Nossos pais não deixarão de ser nossos pais por prestarmos menos atenção a eles e, conquanto o distanciamento dos filhos seja algo que magoe profundamente, os pais não deixam de amar os filhos por causa disso. Podem não concordar, mas sabem compreender, porque também são filhos e também viveram esse distanciamento de seus próprios pais. Já nossos companheiros, maridos e esposas, podem deixar de sê-lo. Num jardim não regado, não adubado e sem controle das ervas daninhas, as plantas deixam de crescer, as flores deixam de nascer ou tudo cresce desordenadamente, sem que se possa distinguir o que é mato do que é flor, e o jardim sufoca, fenece, morre, sobrando só a solidão, as decepções e as mágoas em seu lugar.
A questão é que todos precisamos de atenção de solidariedade. É comum, com o tempo, irmos aprendendo sobre isso e falarmos menos sobre nossos assuntos, nossas preocupações, nossas dúvidas, nossas decepções, nossas expectativas.
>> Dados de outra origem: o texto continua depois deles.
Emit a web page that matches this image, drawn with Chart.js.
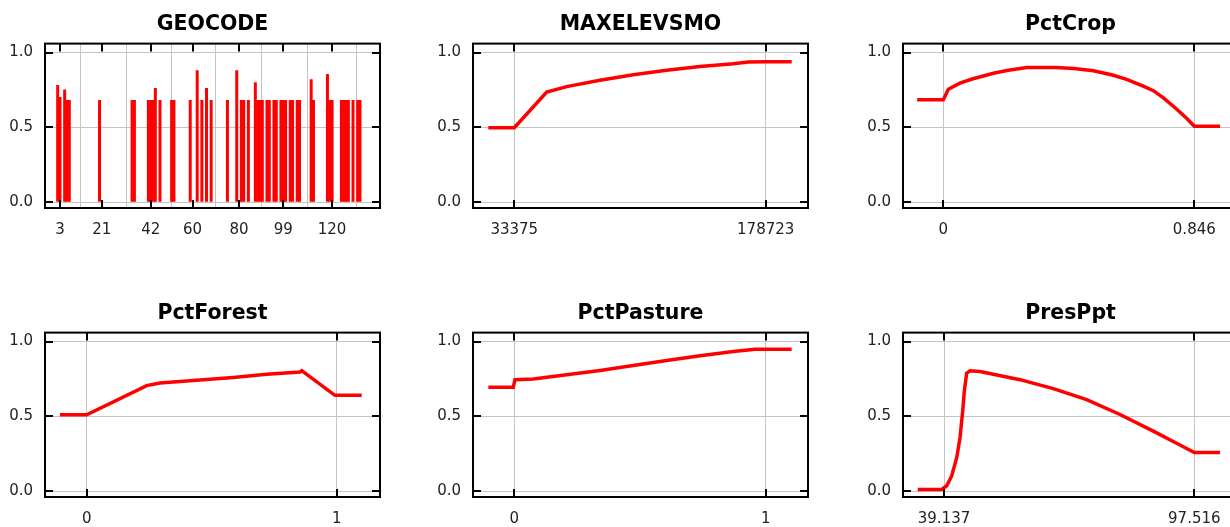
<!DOCTYPE html>
<html><head><meta charset="utf-8">
<script src="https://cdn.jsdelivr.net/npm/chart.js@4/dist/chart.umd.min.js"></script>
<style>
html,body{margin:0;padding:0;background:#fff;width:1230px;height:527px;overflow:hidden;position:relative}
canvas{position:absolute}
</style></head><body>
<canvas id="c0" width="425" height="238" style="left:0px;top:0px"></canvas>
<canvas id="c1" width="425" height="238" style="left:428px;top:0px"></canvas>
<canvas id="c2" width="425" height="238" style="left:858px;top:0px"></canvas>
<canvas id="c3" width="425" height="238" style="left:0px;top:289px"></canvas>
<canvas id="c4" width="425" height="238" style="left:428px;top:289px"></canvas>
<canvas id="c5" width="425" height="238" style="left:858px;top:289px"></canvas>
<script>
// ---- data ----
const yTicks = [0, 0.5, 1.0];

const geocodeCats = [2,3,5,6,7,20,34,35,41,42,43,44,46,51,52,59,62,64,66,68,75,79,81,82,84,87,88,89,90,92,93,95,96,98,99,100,102,103,105,106,111,112,118,119,120,124,125,126,127,129,131,132];
const geocodeVals = [0.78,0.70,0.75,0.68,0.68,0.68,0.68,0.68,0.68,0.68,0.68,0.76,0.68,0.68,0.68,0.68,0.88,0.68,0.76,0.68,0.68,0.88,0.68,0.68,0.68,0.80,0.68,0.68,0.68,0.68,0.68,0.68,0.68,0.68,0.68,0.68,0.68,0.68,0.68,0.68,0.82,0.68,0.855,0.68,0.68,0.68,0.68,0.68,0.68,0.68,0.68,0.68];
const geocodeTicks = [3,21,42,60,80,99,120];

const maxelevX = [18342,33375,52109,63672,82927,102181,121493,140747,160001,168500,178723,193756];
const maxelevY = [0.497,0.497,0.735,0.772,0.815,0.852,0.882,0.906,0.925,0.937,0.938,0.938];
const maxelevTicks = [33375,178723];

const pctCropX = [-0.088,0,0.017,0.056,0.10,0.169,0.214,0.281,0.38,0.44,0.506,0.57,0.618,0.674,0.708,0.742,0.787,0.82,0.846,0.933];
const pctCropY = [0.685,0.685,0.755,0.795,0.825,0.862,0.88,0.90,0.90,0.894,0.878,0.85,0.821,0.775,0.745,0.697,0.621,0.56,0.507,0.507];
const pctCropTicks = [0,0.846];

const pctForestX = [-0.107,0,0.24,0.293,0.453,0.586,0.72,0.853,0.86,0.993,1.10];
const pctForestY = [0.51,0.51,0.705,0.723,0.743,0.76,0.782,0.796,0.805,0.64,0.64];
const pctForestTicks = [0,1];

const pctPastureX = [-0.103,-0.004,0.003,0.076,0.208,0.341,0.473,0.606,0.739,0.871,0.957,1.0,1.103];
const pctPastureY = [0.694,0.694,0.745,0.749,0.778,0.807,0.84,0.873,0.905,0.933,0.949,0.949,0.948];
const pctPastureTicks = [0,1];

const presPptX = [33.0,38.6,39.77,40.93,42.10,42.87,43.50,43.87,44.43,45.20,47.53,56.86,64.63,72.42,80.19,87.95,94.17,97.52,103.51];
const presPptY = [0.011,0.011,0.035,0.101,0.223,0.357,0.534,0.667,0.789,0.805,0.80,0.745,0.685,0.612,0.512,0.401,0.308,0.257,0.257];
const presPptTicks = [39.137,97.516];

// ---- drawing ----
const RED = '#ff0000';
const FONT = 'DejaVu Sans';

const framePlugin = {
  id: 'frame',
  afterDraw(chart) {
    const {ctx, chartArea: a, scales} = chart;
    ctx.save();
    ctx.strokeStyle = '#000';
    ctx.lineWidth = 2;
    ctx.strokeRect(a.left, a.top, a.right - a.left, a.bottom - a.top);
    ctx.beginPath();
    const L = 8;
    scales.y.ticks.forEach(t => {
      const y = Math.round(scales.y.getPixelForValue(t.value));
      ctx.moveTo(a.left, y); ctx.lineTo(a.left + L, y);
      ctx.moveTo(a.right, y); ctx.lineTo(a.right - L, y);
    });
    scales.x.ticks.forEach(t => {
      const x = Math.round(scales.x.getPixelForValue(t.value));
      ctx.moveTo(x, a.bottom); ctx.lineTo(x, a.bottom - L);
      ctx.moveTo(x, a.top); ctx.lineTo(x, a.top + L);
    });
    ctx.stroke();
    ctx.restore();
  }
};

function lineDataset(xs, ys) {
  return {
    type: 'line',
    data: xs.map((x, i) => ({x: x, y: ys[i]})),
    borderColor: RED,
    borderWidth: 3.5,
    pointRadius: 0,
    tension: 0,
    fill: false
  };
}

function makeChart(id, title, type, datasets, xMin, xMax, xTicks) {
  const gridOpts = {color: '#c4c4c4', lineWidth: 1, drawTicks: false};
  return new Chart(document.getElementById(id), {
    type: type,
    data: {datasets: datasets},
    options: {
      responsive: false,
      animation: false,
      devicePixelRatio: 1,
      layout: {padding: {left: 0, right: 45, top: 0, bottom: 0}, autoPadding: false},
      plugins: {
        legend: {display: false},
        tooltip: {enabled: false},
        title: {
          display: true, text: title, color: '#000', fullSize: false,
          font: {family: FONT, size: 20.5, weight: 'bold'},
          padding: {top: 12, bottom: 7}
        }
      },
      scales: {
        x: {
          type: 'linear', min: xMin, max: xMax, offset: false,
          afterBuildTicks: s => { s.ticks = xTicks.map(v => ({value: v})); },
          afterFit: s => { s.height = 30; },
          ticks: {autoSkip: false, maxRotation: 0, padding: 13, color: '#222',
                  font: {family: FONT, size: 15}, callback: v => String(v)},
          grid: gridOpts,
          border: {display: false}
        },
        y: {
          type: 'linear', min: -0.04, max: 1.06,
          afterBuildTicks: s => { s.ticks = yTicks.map(v => ({value: v})); },
          afterFit: s => { s.width = 45; },
          ticks: {padding: 12, color: '#222', font: {family: FONT, size: 15},
                  callback: v => Number(v).toFixed(1)},
          grid: gridOpts,
          border: {display: false}
        }
      }
    },
    plugins: [framePlugin]
  });
}

makeChart('c0', 'GEOCODE', 'bar', [{
  data: geocodeCats.map((c, i) => ({x: c, y: geocodeVals[i]})),
  backgroundColor: RED,
  borderWidth: 0,
  barPercentage: 1.0,
  categoryPercentage: 1.0
}], -3.45, 140.6, geocodeTicks);

makeChart('c1', 'MAXELEVSMO', 'line', [lineDataset(maxelevX, maxelevY)], 9495, 203180, maxelevTicks);
makeChart('c2', 'PctCrop', 'line', [lineDataset(pctCropX, pctCropY)], -0.1359, 0.9933, pctCropTicks);
makeChart('c3', 'PctForest', 'line', [lineDataset(pctForestX, pctForestY)], -0.1668, 1.1732, pctForestTicks);
makeChart('c4', 'PctPasture', 'line', [lineDataset(pctPastureX, pctPastureY)], -0.164, 1.168, pctPastureTicks);
makeChart('c5', 'PresPpt', 'line', [lineDataset(presPptX, presPptY)], 29.574, 107.71, presPptTicks);
</script>
</body></html>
Vamos ficando mais calados, mais introspectivos, mais taciturnos. Se isso, por um lado, nos acabrunha e entristece um pouco, por outro nos amadurece e nos ensina a não fazer a mesma coisa com os outros, a dispor de tempo para ouvir e ouvir de verdade, com atenção, com solidariedade.
Geralmente as pessoas nem querem nossos palpites, nossa opinião, querem apenas ser ouvidas com atenção, respeito, carinho. Quando ouvimos, devemos ouvir de fato, sem outras ocupações, sem dar atenção ao sinal de mensagem do WhatsApp, à televisão, ao carro que passa na rua, à música que está tocando. É preciso estarmos inteiros no ato de ouvir. É mil vezes preferível dizer: “Desculpe, mas não posso estar com você agora, não tenho tempo, estou ocupado, estou muito cansado.”, a estar junto e fingir que ouve, fingir que presta atenção, fingir que se importa. No filme K-Pax, há um diálogo interessante entre dois personagens, um psiquiatra, extremamente preocupado com um paciente difícil, e sua esposa. Ao perceber que o marido não está prestando atenção, ela diz: “Hoje de manhã eu cortei a minha cabeça fora com o fio dental e depois a colei de novo com a pasta de dente.” E ele responde algo como: “Está bem, querida, eu concordo.” Bem, podemos não ter chegado a esse extremo, mas, pode ser que já tenhamos nos sentido exatamente como ela.